[Collected data entries]
◇ ◇ ◇ ◇ ◇ ◇ ◇

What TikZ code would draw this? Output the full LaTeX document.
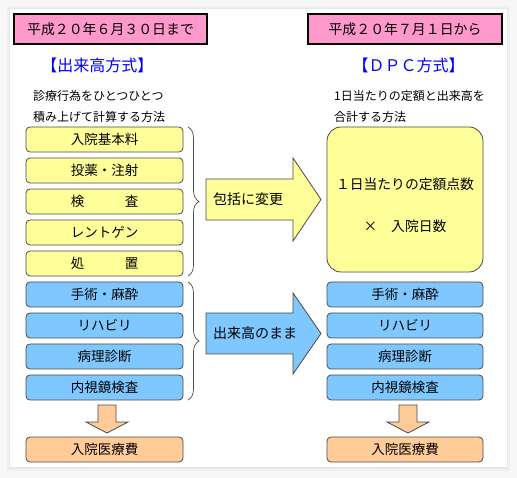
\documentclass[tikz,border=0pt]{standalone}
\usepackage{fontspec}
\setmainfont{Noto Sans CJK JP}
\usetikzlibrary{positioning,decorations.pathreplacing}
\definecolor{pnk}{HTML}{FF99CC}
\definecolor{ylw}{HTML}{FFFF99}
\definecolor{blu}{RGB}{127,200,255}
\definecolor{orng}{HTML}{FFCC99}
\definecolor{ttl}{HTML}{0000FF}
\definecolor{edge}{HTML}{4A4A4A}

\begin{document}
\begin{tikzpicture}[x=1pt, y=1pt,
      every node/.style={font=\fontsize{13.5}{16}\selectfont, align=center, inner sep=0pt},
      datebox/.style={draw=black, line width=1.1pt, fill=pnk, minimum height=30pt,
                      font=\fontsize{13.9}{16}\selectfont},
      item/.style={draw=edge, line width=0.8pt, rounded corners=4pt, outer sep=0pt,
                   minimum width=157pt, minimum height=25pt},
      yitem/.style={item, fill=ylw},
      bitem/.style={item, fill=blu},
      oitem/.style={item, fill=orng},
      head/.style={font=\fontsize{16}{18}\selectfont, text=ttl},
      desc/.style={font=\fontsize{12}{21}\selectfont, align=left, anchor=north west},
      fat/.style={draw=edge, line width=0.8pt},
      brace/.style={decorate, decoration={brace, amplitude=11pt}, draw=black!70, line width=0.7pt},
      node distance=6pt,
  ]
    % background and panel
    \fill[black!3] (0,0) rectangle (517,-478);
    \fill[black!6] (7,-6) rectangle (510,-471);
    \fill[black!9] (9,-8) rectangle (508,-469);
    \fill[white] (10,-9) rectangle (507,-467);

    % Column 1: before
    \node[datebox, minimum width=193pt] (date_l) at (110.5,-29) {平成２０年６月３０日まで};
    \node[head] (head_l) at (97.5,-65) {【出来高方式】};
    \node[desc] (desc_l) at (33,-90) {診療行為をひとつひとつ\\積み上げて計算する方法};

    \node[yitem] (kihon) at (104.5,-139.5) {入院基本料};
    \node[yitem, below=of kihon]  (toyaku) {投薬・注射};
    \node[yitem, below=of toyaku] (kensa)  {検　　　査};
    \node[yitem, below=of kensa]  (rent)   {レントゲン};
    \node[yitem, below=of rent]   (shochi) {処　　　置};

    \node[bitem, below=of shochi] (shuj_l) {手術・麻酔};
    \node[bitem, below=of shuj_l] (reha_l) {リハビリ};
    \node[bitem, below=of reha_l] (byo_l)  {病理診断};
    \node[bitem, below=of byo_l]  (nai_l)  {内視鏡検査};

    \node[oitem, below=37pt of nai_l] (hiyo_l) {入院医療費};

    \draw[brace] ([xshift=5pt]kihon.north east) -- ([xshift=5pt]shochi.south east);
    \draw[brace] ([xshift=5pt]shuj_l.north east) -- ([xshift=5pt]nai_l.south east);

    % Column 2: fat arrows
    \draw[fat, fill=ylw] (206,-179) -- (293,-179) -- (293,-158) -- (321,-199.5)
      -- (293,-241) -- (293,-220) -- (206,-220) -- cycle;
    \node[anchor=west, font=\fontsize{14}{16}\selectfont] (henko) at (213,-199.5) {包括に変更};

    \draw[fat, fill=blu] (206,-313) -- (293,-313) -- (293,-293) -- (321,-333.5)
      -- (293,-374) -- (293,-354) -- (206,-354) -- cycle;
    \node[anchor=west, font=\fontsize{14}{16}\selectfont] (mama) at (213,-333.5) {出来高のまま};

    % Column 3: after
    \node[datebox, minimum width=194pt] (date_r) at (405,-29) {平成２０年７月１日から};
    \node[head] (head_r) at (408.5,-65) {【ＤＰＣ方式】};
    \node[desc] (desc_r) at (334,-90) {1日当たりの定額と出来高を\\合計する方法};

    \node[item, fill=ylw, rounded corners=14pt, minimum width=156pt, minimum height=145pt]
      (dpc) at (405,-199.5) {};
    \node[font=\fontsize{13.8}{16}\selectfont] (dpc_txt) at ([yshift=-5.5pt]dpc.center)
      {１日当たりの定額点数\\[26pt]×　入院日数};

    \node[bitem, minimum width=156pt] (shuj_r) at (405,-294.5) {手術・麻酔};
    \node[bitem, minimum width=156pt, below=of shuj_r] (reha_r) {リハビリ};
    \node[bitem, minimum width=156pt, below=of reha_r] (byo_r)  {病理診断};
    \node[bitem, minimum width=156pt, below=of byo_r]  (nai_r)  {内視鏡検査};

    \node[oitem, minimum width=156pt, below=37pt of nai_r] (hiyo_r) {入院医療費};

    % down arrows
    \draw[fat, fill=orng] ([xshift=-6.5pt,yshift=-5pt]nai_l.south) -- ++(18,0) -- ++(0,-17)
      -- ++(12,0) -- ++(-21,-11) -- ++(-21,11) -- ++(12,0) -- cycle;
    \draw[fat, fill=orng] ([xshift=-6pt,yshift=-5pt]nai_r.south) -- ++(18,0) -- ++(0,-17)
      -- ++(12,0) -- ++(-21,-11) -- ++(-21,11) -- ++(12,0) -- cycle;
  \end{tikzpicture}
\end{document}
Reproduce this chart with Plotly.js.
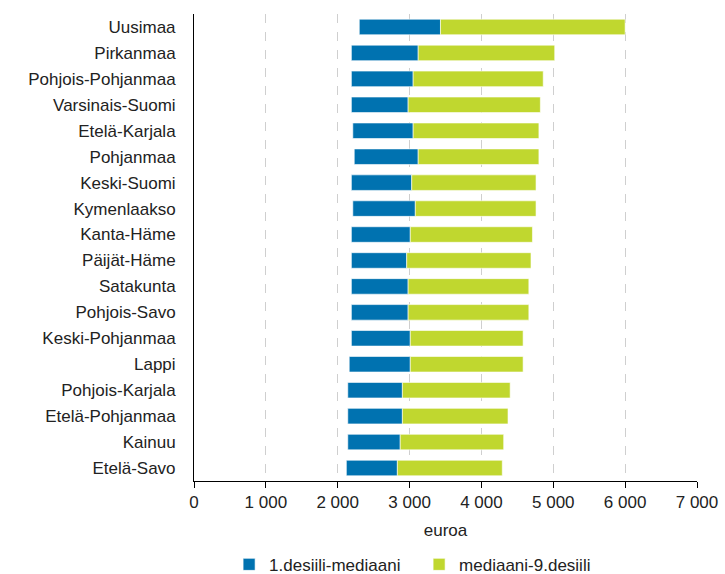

◇ ◇ ◇ ◇ ◇ ◇ ◇

> **TASK REQUIREMENTS**
Only the number is required: the count of lines containing the word "this".

> **FINISHED ANSWER**
2